Anlässlich des an diesem Wochenende anstehenden ‚Muttertages‘ hatte die Neuwieder Amnesty-Gruppe sich für ihren Infostand eine besondere Geschenkaktion überlegt und verteilte Tütchen mit Blumensamen für den selbst gezüchteten Blumenstrauß zum Ehrentag der Mütter.
Die Rechte der Mütter und aller Frauen und Mädchen standen im Mittelpunkt der Aktion der Neuwieder Gruppe der Internationalen Menschenrechtsorganisation. Länderschwerpunkte waren der Iran und die Türkei. Die durch die Aufstände im Iran bekannt gewordene Forderung der iranischen Frauen – Frauen, Leben, Freiheit! – wird dort nicht nur von Frauen, sondern auch von vielen Männern unterstützt, denn aus ihrer Sicht ist klar, dass der Grad der Freiheit der Frau den Grad der Freiheit aller bestimmt. So zeigt ein im Iran veröffentlichtes Video, das sich rasch in den Online-Netzwerken verbreitete, einen Mann, der mit einem Strauß Blumen durch die Straßen geht und jeder Frau, die kein Kopftuch trägt, eine Blume schenkt mit den Worten: “Danke, dass du die Stadt mit deinen Haaren schöner machst.” Viele Männer haben verstanden: Frauenrechte sind Menschenrechte!

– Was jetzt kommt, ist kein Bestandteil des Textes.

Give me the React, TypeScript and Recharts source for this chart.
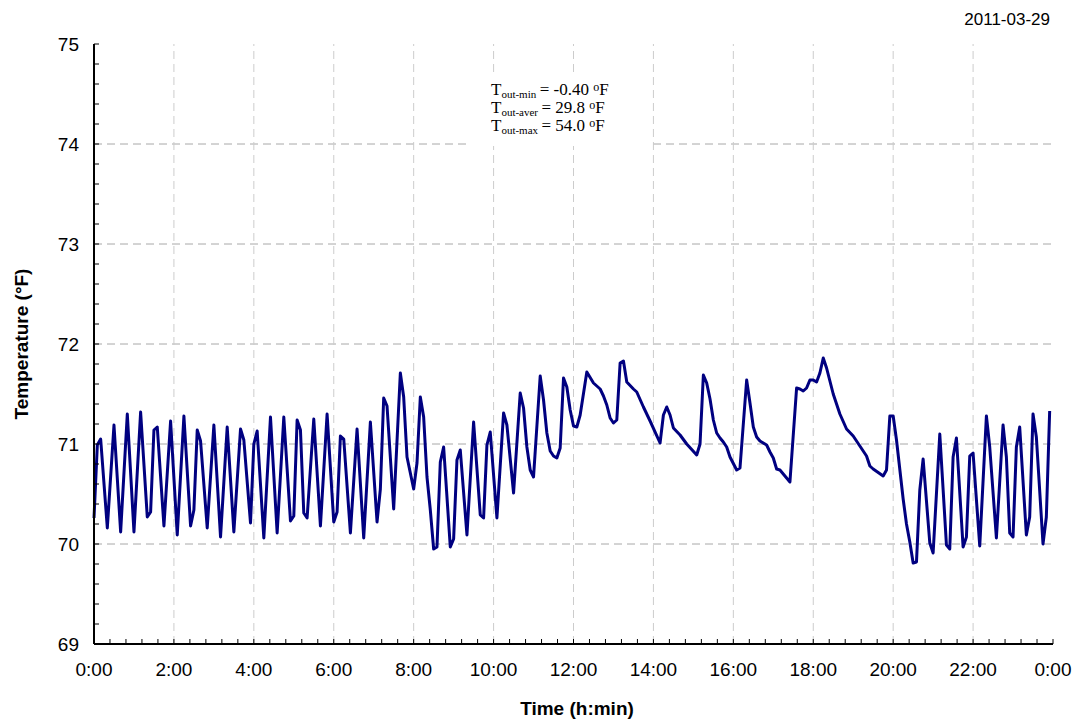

Ebenso wie im Iran sind auch in der Türkei Frauenrechte leider immer noch nicht garantiert – im Gegenteil: Gruppensprecherin Suanne Kudies erklärte, Amnesty sei alarmiert aufgrund der ständig steigenden Anzahl an Femiziden in der Türkei. Diese sei sogar nochmals bedenklich angestiegen, seit der türkische Präsident Erdogan am 20. März 2021 ohne Zustimmung des Parlaments den Austritt der Türkei aus der Istanbul-Konvention ‚zum Schutz von Frauen gegen Gewalt‘ verkündet hatte. Auf Initiative des Gouverneurs von Istanbul wurde außerdem ein Verbotsverfahren gegen eine türkische Frauenrechtsorganisation, diie sich für einen Stopp von Femiziden einsetze, eingeleitet, führte Susanne Kudies aus.
Kollegin Theresia Knieke ergänzte, dass immer mehr junge Mädchen in religiös-konservativen Kreisen immer früher in arrangierte Ehen geschickt würden, obwohl das türkische Gesetz hierfür ein Mindestalter von 17 Jahren vorsehe. Auf Druck der Eltern würden jedoch einige Geistliche die zu frühe Verheiratung im Nachhinein legalisieren.
Inge Rockenfeller stellte fest, dass die weitgehende Straflosigkeit der Täter vor Gericht ein Beleg dafür sei, dass die Justiz der Türkei frauenfeindlich sei. Wenn Frauen, die Opfer von Gewalt wurden in der Türkei vor Gericht gingen, um ihren Peiniger anzuklagen, stünden sie vor Gericht oft völlig allein dar. Die Justiz schenke den Tätern mehr Glauben als den Opfern. Die Beweislast liege bei den Frauen. Sie müssten beweisen, dass sie unschuldig Opfer von Gewalt wurden.
Aktivistin Beate Junglas-Krischer machte auch auf das Schicksal der Samstags-Mütter in der Türkei aufmerksam. Diese fordern den Staat auf, sie über den Verbleib ihrer verschwundenen Söhne und Töchter aufzuklären.
Menschenrechtsaktivist Uwe Krämer gab noch zu bedenken: Theoretisch garantiere die ‚Allgemeine Erklärung der Menschenechte‘ zwar die Frauenrechte – doch praktisch sei es noch ein weiter Weg bis alle Frauen und Mädchen ihre Rechte auch durchsetzen könnten. So sei das Recht, das sie vor körperlicher Gewalt schützen oder den Schulbesuch ermöglichen könnte, in vielen Ländern praktisch nicht durchsetzbar, wie die Säureattentate auf Schülerinnen im Iran deutlich zeigten.
Amnesty-Mitglied Manfred Kirsch warf mit Blick auf das Stichwort ‚Gender-Pay-Gap‘ noch einen kritischen Blick auf die Frauenrechte in Deutschland.